No option but to pay more for lunch packet, cup of tea

By Aanya Wipulasena

Since the price of gas went up, office workers frequenting restaurants are paying Rs. 10 and Rs. 5 more for a meal and a cup of tea respectively,. “Most private and government sector workers eat out, but lately we have been hit by higher prices,”K. Priyantha of Kelaniya told the Sunday Times. “I have a family to look after. I have two sons. I don’t spend on myself, but on my children. I leave home early to go to my office in Nugegoda. I have my lunch at a small hotel next to my office. Now I have to pay more for my food. I am a private sector salesman with a monthly salary of Rs. 20,000. I have to count every cent I spend.”

This man at Galle Face has not jacked up the prices of his isso vadei, koththu etc as he has turned to kerosene in the face of high gas prices. Pic by Indika Handuwala

Dehiwala resident Nilan Wijewickrama said, “Not long ago I could buy a packet of fried rice for Rs. 110. Now an ordinary packet of vegetable rice costs that much. A cup of tea has gone up by Rs. 5. I spend up to Rs. 5,000 a month just for my lunch. I spend a third of my earnings on food and the rest goes on travelling.”

Ajith Jayasooriya, a crane operator from Ambalangoda working for the Colombo Municipal Council, said, “Whatever the price of a lunch packet, we still have to eat out.
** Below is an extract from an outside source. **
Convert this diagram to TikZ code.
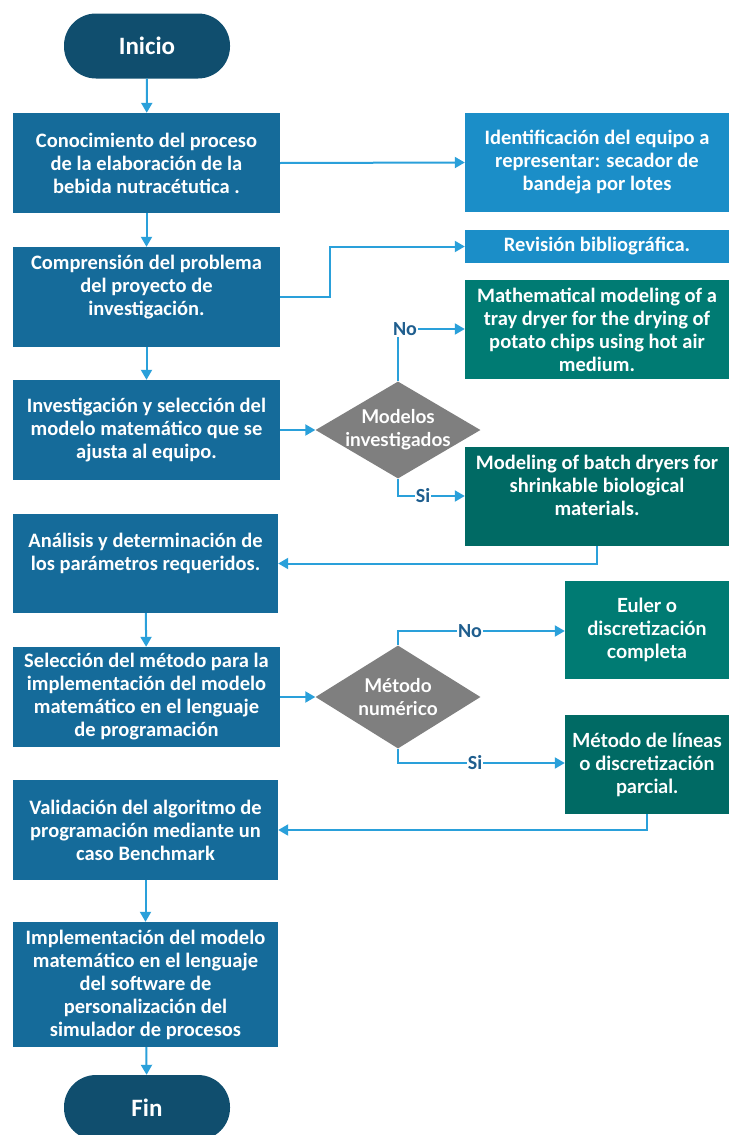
\documentclass[tikz,border=0pt]{standalone}
\usepackage{fontspec}
\setmainfont{Carlito}
\newfontfamily\segoe{Lato}
\usetikzlibrary{shapes.geometric,arrows.meta}
\definecolor{boxblue}{HTML}{156B9A}
\definecolor{endblue}{HTML}{104E6E}
\definecolor{lightblue}{HTML}{1B8EC8}
\definecolor{tealA}{HTML}{007B73}
\definecolor{tealB}{HTML}{006A64}
\definecolor{linkblue}{HTML}{2AA0DA}
\definecolor{lblblue}{HTML}{1F5E8E}
\definecolor{decgray}{HTML}{7F7F7F}
\newcommand{\zw}[1]{\makebox[0pt]{#1}}

\begin{document}
\begin{tikzpicture}[x=1pt, y=-1pt,
    term/.style={rectangle, rounded corners=32pt, fill=endblue, text=white,
      font=\bfseries\fontsize{25}{27}\selectfont, minimum width=166pt, minimum height=65pt, inner sep=0pt},
    proc/.style={rectangle, fill=boxblue, text=white, align=center,
      font=\bfseries\fontsize{20.5}{23}\selectfont, minimum width=267pt, minimum height=100pt, inner sep=0pt},
    side/.style={proc, minimum width=264pt, minimum height=99pt},
    decision/.style={diamond, aspect=1.7, fill=decgray, text=white, align=center,
      font=\segoe\bfseries\fontsize{19}{23}\selectfont, minimum width=165pt, minimum height=97pt, inner sep=0pt},
    answer/.style={text=lblblue, font=\bfseries\fontsize{20}{22}\selectfont, inner sep=1pt},
    line/.style={draw=linkblue, line width=2pt},
    link/.style={line, -{Triangle[length=10pt, width=11pt]}}]
    \useasboundingbox (0,0) rectangle (729,1135);

    \node (start) at (147, 46) [term] {Inicio};
    \node (conoc) at (146.5, 163) [proc] {Conocimiento del proceso\\de la elaboración de la\\bebida nutracétutica .};
    \node (ident) at (597, 162.5) [side, fill=lightblue] {Identificación del equipo a\\representar: secador de\\bandeja por lotes};
    \node (compr) at (146.5, 297) [proc] {Comprensión del problema\\del proyecto de\\investigación.\\\mbox{}};
    \node (revis) at (597, 246.5) [side, fill=lightblue, minimum height=33pt] {Revisión bibliográfica.};
    \node (matem) at (597, 329.5) [side, fill=tealA] {Mathematical modeling of a\\tray dryer for the drying of\\potato chips using hot air\\medium.};
    \node (invest) at (146.5, 430) [proc] {Investigación y selección del\\modelo matemático que se\\ajusta al equipo.};
    \node (modelos) at (398, 430) [decision] {\zw{Modelos}\\\zw{investigados}};
    \node (batch) at (597, 496.5) [side, fill=tealB] {Modeling of batch dryers for\\shrinkable biological\\materials.\\\mbox{}};
    \node (anal) at (145.5, 563.5) [proc, minimum width=265pt, minimum height=99pt] {Análisis y determinación de\\los parámetros requeridos.\\\mbox{}};
    \node (selec) at (146.5, 697) [proc] {Selección del método para la\\implementación del modelo\\matemático en el lenguaje\\de programación};
    \node (metodo) at (398, 697) [decision, minimum height=103pt] {\zw{Método}\\\zw{numérico}};
    \node (euler) at (647, 630) [side, fill=tealA, minimum width=164pt, minimum height=98pt, font=\segoe\bfseries\fontsize{19.5}{23}\selectfont] {Euler o\\discretización\\completa};
    \node (lineas) at (647, 764.5) [side, fill=tealB, minimum width=164pt, font=\segoe\bfseries\fontsize{19.5}{23}\selectfont] {Método de líneas\\o discretización\\parcial.};
    \node (valid) at (145.5, 830) [proc, minimum width=265pt] {Validación del algoritmo de\\programación mediante un\\caso Benchmark};
    \node (impl) at (145.5, 984.5) [proc, minimum width=265pt, minimum height=125pt] {Implementación del modelo\\matemático en el lenguaje\\del software de\\personalización del\\simulador de procesos};
    \node (fin) at (147, 1107.5) [term] {Fin};

    \node (no1) at (405, 329) [answer] {No};
    \node (si1) at (423, 496) [answer] {Si};
    \node (no2) at (470, 631) [answer] {No};
    \node (si2) at (475, 763) [answer] {Si};

    \draw [link] (start) -- (conoc);
    \draw [link] (conoc) -- (compr);
    \draw [link] (compr) -- (invest);
    \draw [link] (anal) -- (selec);
    \draw [link] (valid) -- (impl);
    \draw [link] (impl) -- (fin);

    \draw [link] (conoc.east) -- (ident.west);
    \draw [link] (compr.east) -- ++(50,0) |- (revis.west);
    \draw [link] (invest.east) -- (modelos.west);
    \draw [line] (modelos.north) -- (modelos.north |- no1.south);
    \draw [link] (no1.east) -- (no1.east -| matem.west);
    \draw [line] (modelos.south) |- (si1.west);
    \draw [link] (si1.east) -- (si1.east -| batch.west);
    \draw [link] (batch.south) |- (anal.east);

    \draw [link] (selec.east) -- (metodo.west);
    \draw [line] (metodo.north) |- (no2.west);
    \draw [link] (no2.east) -- (no2.east -| euler.west);
    \draw [line] (metodo.south) |- (si2.west);
    \draw [link] (si2.east) -- (si2.east -| lineas.west);
    \draw [link] (lineas.south) |- (valid.east);
\end{tikzpicture}
\end{document}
If the government increased our salaries, it wouldn’t be so difficult for us.”

Restaurant owners say they are forced to charge more after the cost of gas and milk powder went up.
M. Ariff, who owns a hotel at Hyde Park corner, said the demand for lunch packets has not dropped even after the prices went up.

A deliveryman carries a gas cylinder on his shoulders while in the background a board shows the revised prices

A few restaurants continue to charge the old prices. Suranimala Weerarathne runs a restaurant in Slave Island. He said business has improved because his prices are more competitive. “We are managing, although our profits are not that great.”

Traders cannot revise price of milk powder
It is a violation of the law to alter the price marked on a packet of milk, warned Consumer Affairs Authority chairman Rumy Marzook. The warning comes after it was revealed that a number of traders have put stickers to hide the original marked price. The price of milk powder was revised last week.

Consumers have made a string of complaints that soon after the price of milk powder went up they found labels with a new price pasted on the old. Consumers who had challenged traders on the new prices were told the seller had a right to increase the price.

The consumer is the first consideration of the Consumer Affairs Authority, Mr. Marzook told the Sunday Times. “Just because the producers or distributors apply for a price increase on milk powder does not mean they get it.”

Such applications are studied and forwarded to the CAA’s price committee, which in turn invites the company representatives to discuss the matter with CAA officials. “We evaluate the price only after this procedure is followed,” he said.